Thanks, Mike Maguire, for the PDO info.. When I wrote
here: http://wattsupwiththat.com/2015/03/05/noaa-claims-elusive-el-nino-arrives-the-question-is-where/#comment-1875829
I thought of you and here you are
(so I posted the PDO part of your comment here: http://wattsupwiththat.com/2015/03/05/noaa-claims-elusive-el-nino-arrives-the-question-is-where/#comment-1876013)
Thanks for the great info.,
Janice

ren
March 5, 2015 8:19 am
Lance Wallace
March 5, 2015 8:22 am

“SIA 1979-2008, DOY 22, = 1.874 Mkm^2, Average area this date
SIA 2015, DOY 22, = 2.492 Mkm^2, Actual area this date
SIA Anomaly, 2015, DOY 22 = 0.618 Mkm^2, Anomaly this date”
Did you mean DOY 53 (Feb. 22)?
[Corrected, thank you. .mod]

Janice Moore
March 5, 2015 8:25 am

Well done, R.A. Cook! Your attention to detail is wonderful.

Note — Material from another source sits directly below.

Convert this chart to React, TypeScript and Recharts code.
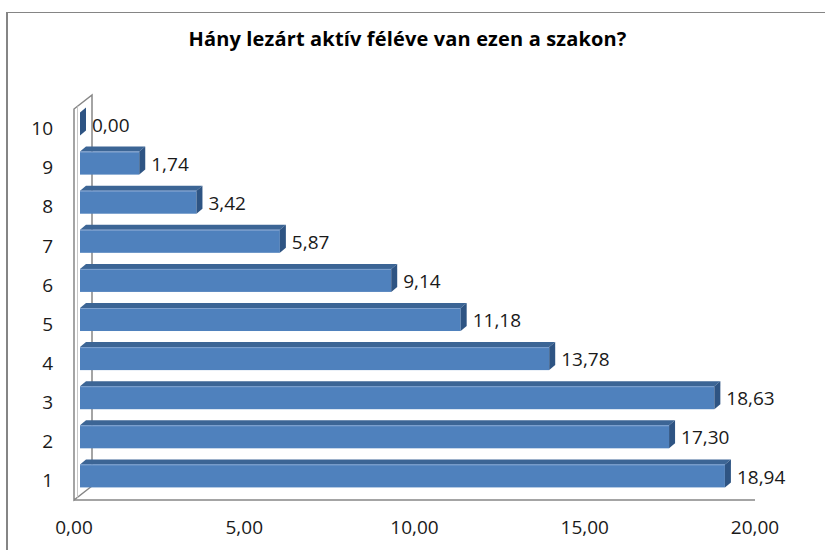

That you have written a scientifically meaningful report is demonstrated in all the great discussion it has elicited on this thread.
Thanks for all the hard work to keep WUWT a first class science site!
(politics is also important…. but it is refreshing for all the wonderful scientists and engineers here to have threads like this one appear).

Nigel Harris
Reply to  Janice Moore
March 6, 2015 2:00 am

How can this be first class science when the author clearly doesn’t understand that the Watt is a unit of power not energy (and therefore can’t be added over time), and apparently also struggles with the 24 hour clock?

RACookPE1978
Editor
Reply to  Nigel Harris
March 6, 2015 8:44 am

You don’t read sarcasm well, do you? 8<)

KTM
March 5, 2015 8:49 am

“Today, this day of year, from each and every “excess” meter of Antarctic sea ice, you can see that an “excess” of 294 watts/m^2 are reflected back into space (326 watts/m^2 – 30 watts/m^, clear day, at noon).”
Watch out, carbon pollution MIGHT increase DLWIR by 0.2 watts/m^2 per decade!

richard
March 5, 2015 9:13 am

Even back in the late sixties the papers were in cloud cuckoo land.
In 1969 the New York Times predicted an ice-free Arctic by 1989, and a new ice age – during the same week.